++++ Given data ++++

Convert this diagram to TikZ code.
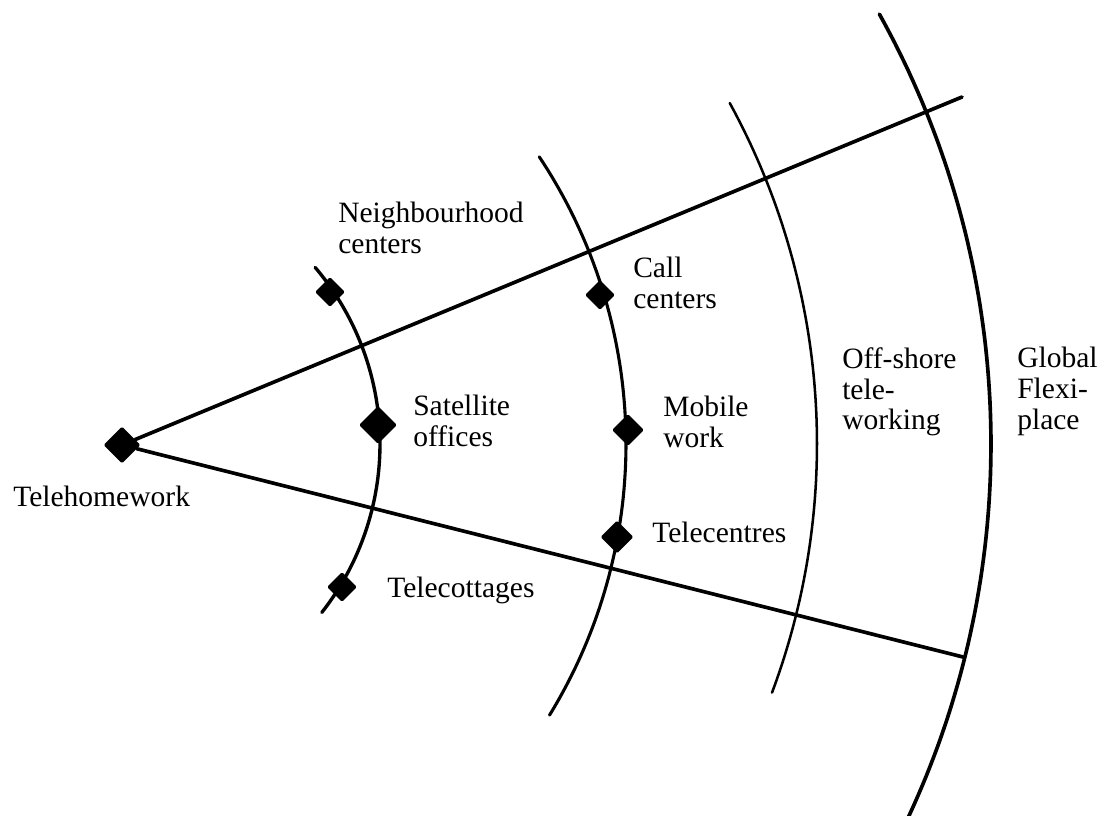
\documentclass[tikz,border=0pt]{standalone}
\usepackage{fontspec}
\setmainfont{Liberation Serif}
\usetikzlibrary{shapes.geometric,positioning}

\begin{document}
\begin{tikzpicture}[
    x=0.025cm, y=-0.025cm,
    font=\fontsize{21}{22}\selectfont,
    ray/.style={line width=2.6pt, line cap=round},
    ring/.style={line width=2.2pt, line cap=round, samples=80},
    spot/.style={diamond, fill=black, inner sep=0pt, minimum size=7.5mm,
                 rounded corners=1pt},
    lbl/.style={inner sep=0pt, align=left},
  ]
    \useasboundingbox (0,0) rectangle (1100,816);

    % --- the four rings round one hub ---
    \coordinate (hub) at (107,444);
    \draw[ring, line width=2.4pt] plot[domain=-40.3:38.1]
      ({107+273*cos(\x)}, {444+273*sin(\x)});
    \draw[ring] plot[domain=-33.6:31.5]
      ({107+519*cos(\x)}, {444+519*sin(\x)});
    \draw[ring, line width=1.8pt] plot[domain=-28.7:20.5]
      ({107+710*cos(\x)}, {444+710*sin(\x)});
    \draw[ring, line width=2.6pt] plot[domain=-29.1:25.5]
      ({107+884*cos(\x)}, {444+884*sin(\x)});

    % --- work places ---
    \node[spot, minimum size=9.2mm] (home) at (122,445) {};
    \node[spot] (nbh) at (330,292) {};
    \node[spot, minimum size=9.5mm] (sat) at (378,425) {};
    \node[spot] (cott) at (342,587) {};
    \node[spot] (call) at (600,295) {};
    \node[spot, minimum size=8mm] (mob) at (628,430) {};
    \node[spot, minimum size=8.2mm] (cent) at (617,537) {};

    % --- the two rays ---
    \coordinate (upend) at (962,97);
    \coordinate (lowend) at (963,657);
    \draw[ray] (home) -- (upend);
    \draw[ray] (home) -- (lowend);

    % --- labels ---
    \node[lbl, anchor=base west] (hometxt) at (13,506) {Telehomework};
    \node[lbl, anchor=north west] (nbhtxt) at (338,202) {Neighbourhood\\centers};
    \node[lbl, anchor=north west] (sattxt) at (413,395) {Satellite\\offices};
    \node[lbl, anchor=base west] (cotttxt) at (387,597) {Telecottages};
    \node[lbl, anchor=north west] (calltxt) at (633,257) {Call\\centers};
    \node[lbl, anchor=north west] (mobtxt) at (663,396) {Mobile\\work};
    \node[lbl, anchor=base west] (centtxt) at (652,542) {Telecentres};
    \node[lbl, anchor=north west] (offtxt) at (842,347) {Off-shore\\tele-\\working};
    \node[lbl, anchor=north west] (globtxt) at (1017,347) {Global\\Flexi-\\place};
  \end{tikzpicture}
\end{document}
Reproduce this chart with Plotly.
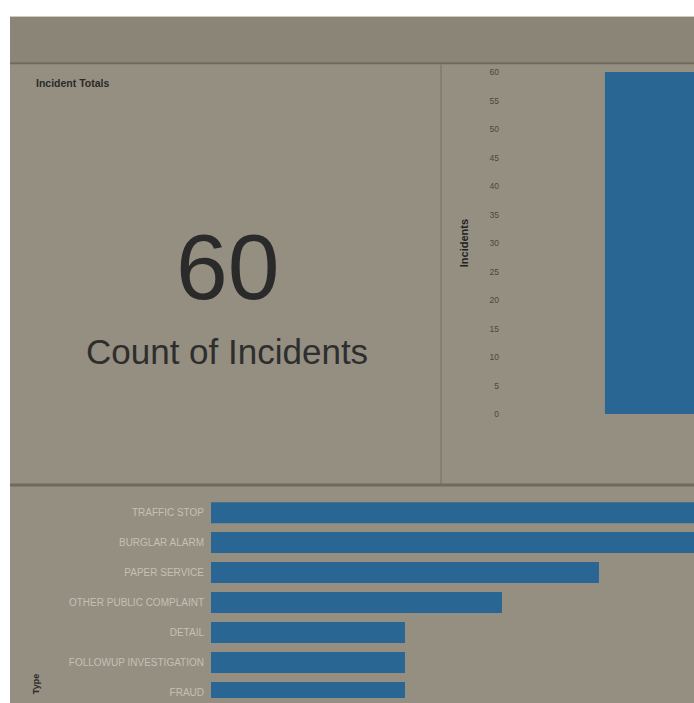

++++

Set task
Copy each line of the records containing the string "this".

Finished task
Convert this diagram to TikZ code.
Reproduce this chart with Plotly.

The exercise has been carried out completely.